I gave an example of this uncanny mirror-like process back in part 2 when I described a critique where my classmates kept bringing up ideas around institutions of Art and Science and I was inspired toward a deep inquiry while being invigorated to create more work. No one told me what to do but to characterize this as ‘change by ourselves’ is a bit misleading. A collaborative descriptive process allows me to tap the vast relatedness of the participants— all of their knowledge, experience and connections— while getting to sort out the patterns and ideas that resonate with me on a deeply personal level. So my transformation is not a solo mission that I can control— it never really is as I am always dependent on my relatedness to all things- people, places, time, sentient/non-sentient creatures etc.(that all have their own agency); however, I do get to follow my own curiosity and excitement. 

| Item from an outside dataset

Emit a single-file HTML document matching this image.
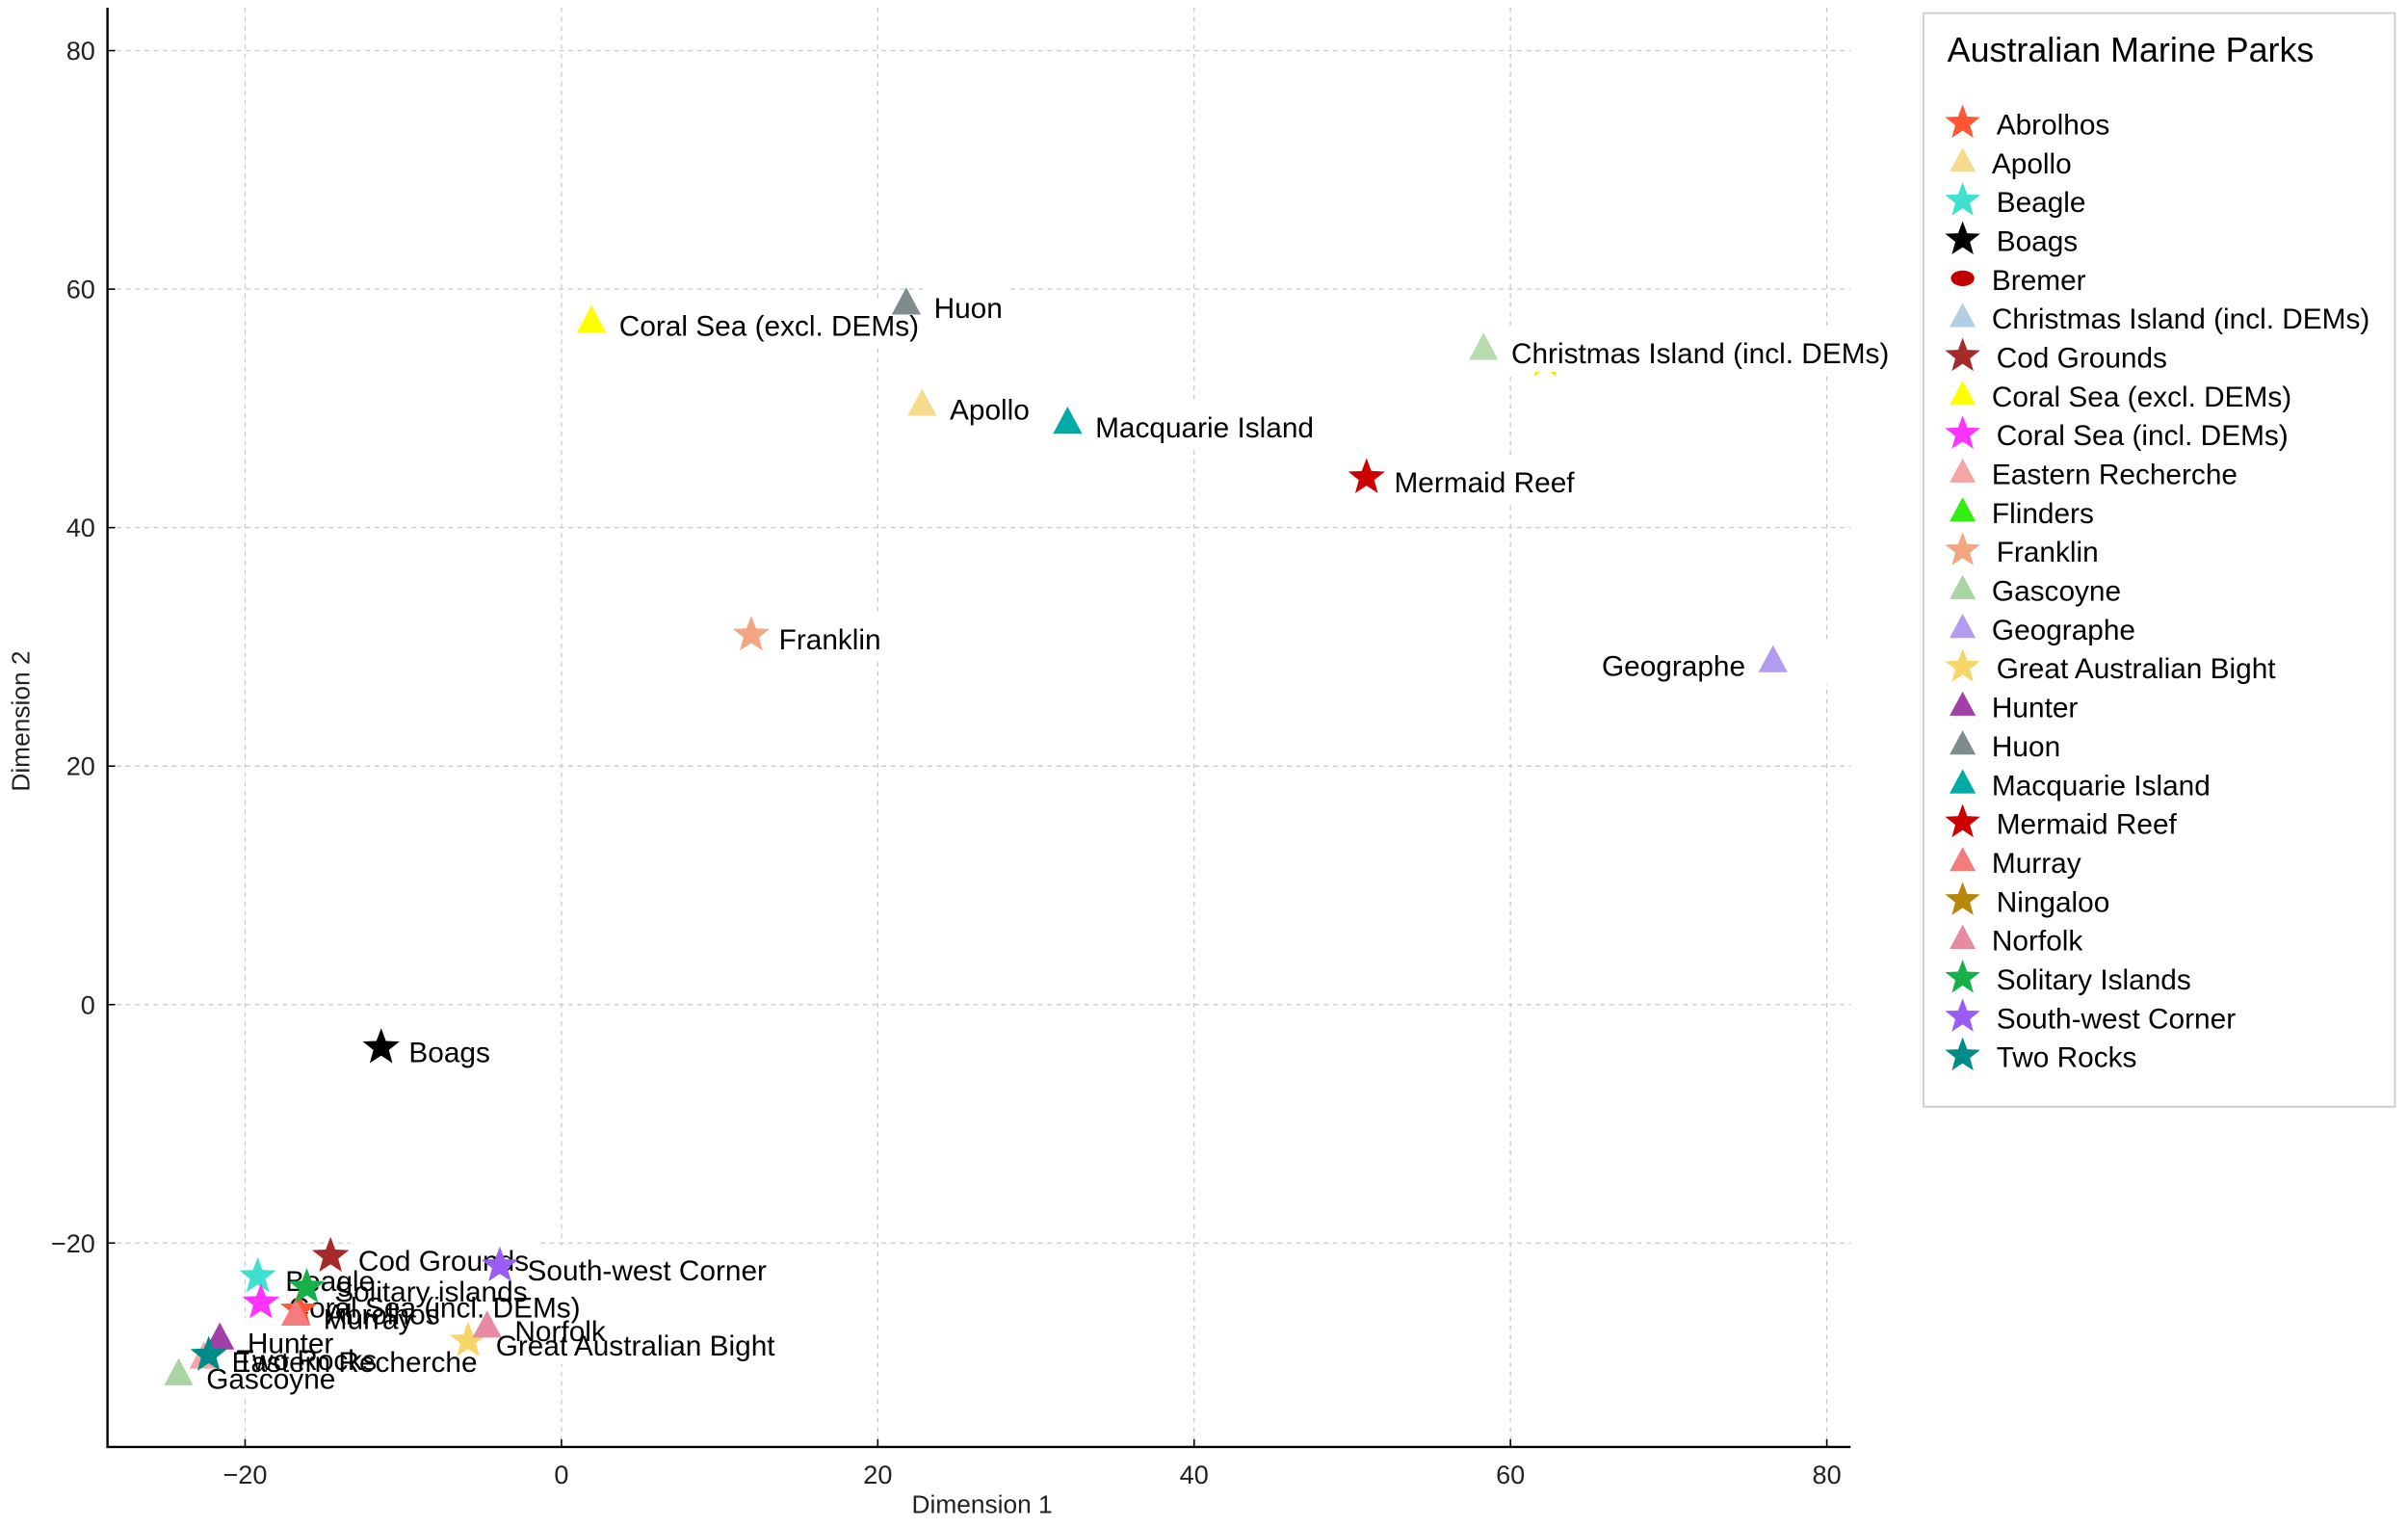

Here’s a short list of some of the wisdom that I have gained from my visual practice through a descriptive art critique in the most general terms:  

  • greater awareness of coherent complexity; seeing the patterns of interconnectedness; everything exists in relation to something/someone else.
  • divergent thinking practice
  • recognizing the illusion of individual facets of reality studied in isolation as fixed forms.
  • awareness of the limitations and potential of perception
  • the need for dissolving resistance  
  • a transitional way of being/adaptability.
  • less judgy/ giving up opinions in favour of more ideas.
  • more open/compassionate
  • the ineffable can be expressed
  • everything in nature is infinitely varied

Who made this?

The whole unfolding of a descriptive art critique (as I’ve described in this Chapter) is designed to bypass the intellect’s attempts to classify and return to a resting state. It’s that part of us that French novelist Gustave Flaubert described as:

“The rage for wanting to conclude is one of the most deadly and fruitless manias to befall humanity. Each religion and each philosophy has pretended to have god to itself, to measure the infinite, and to know the recipe for happiness. What arrogance and what nonsense! I see, to the contrary, that the greatest geniuses and the greatest works have never concluded.” 

Art (or life) is not a coagulated set of ideas but a dynamic experience. As French poet, essayist and philosopher Paul Valery put it: To see is to forget the name of the thing one sees.” There is a grounding (no need for rugs) effect when we realize that trying to fit the order of the world’s complexity to the order of words is a curious kind of deception that can be approached lightly. We can be in the dance of images, sounds, thoughts, memories and sensations that exhilarate us and delay separation and closure by the intellect. Perhaps this is a part of what Russian writer Leo Tolstoy meant when he said:

“The most difficult subjects can be explained to the most slow-witted man if he has not formed any idea of them already; but the simplest thing cannot be made clear to the most intelligent man if he is firmly persuaded that he knows already, without a shadow of a doubt, what is laid before him.” 

This reminds me of that old Zen saying that goes something like A finger pointing at the moon is not the moon. The finger is needed to know where to look for the moon, but if you confuse the finger for the moon itself, you will never know the real moon. This is to say (as I understand it) that words themselves are not the truth but they can guide us toward the experience of truth. That is, if we agree that truth is something we live—in many dimensions with many points of view.

If the eye were an animal, sight would be its soul.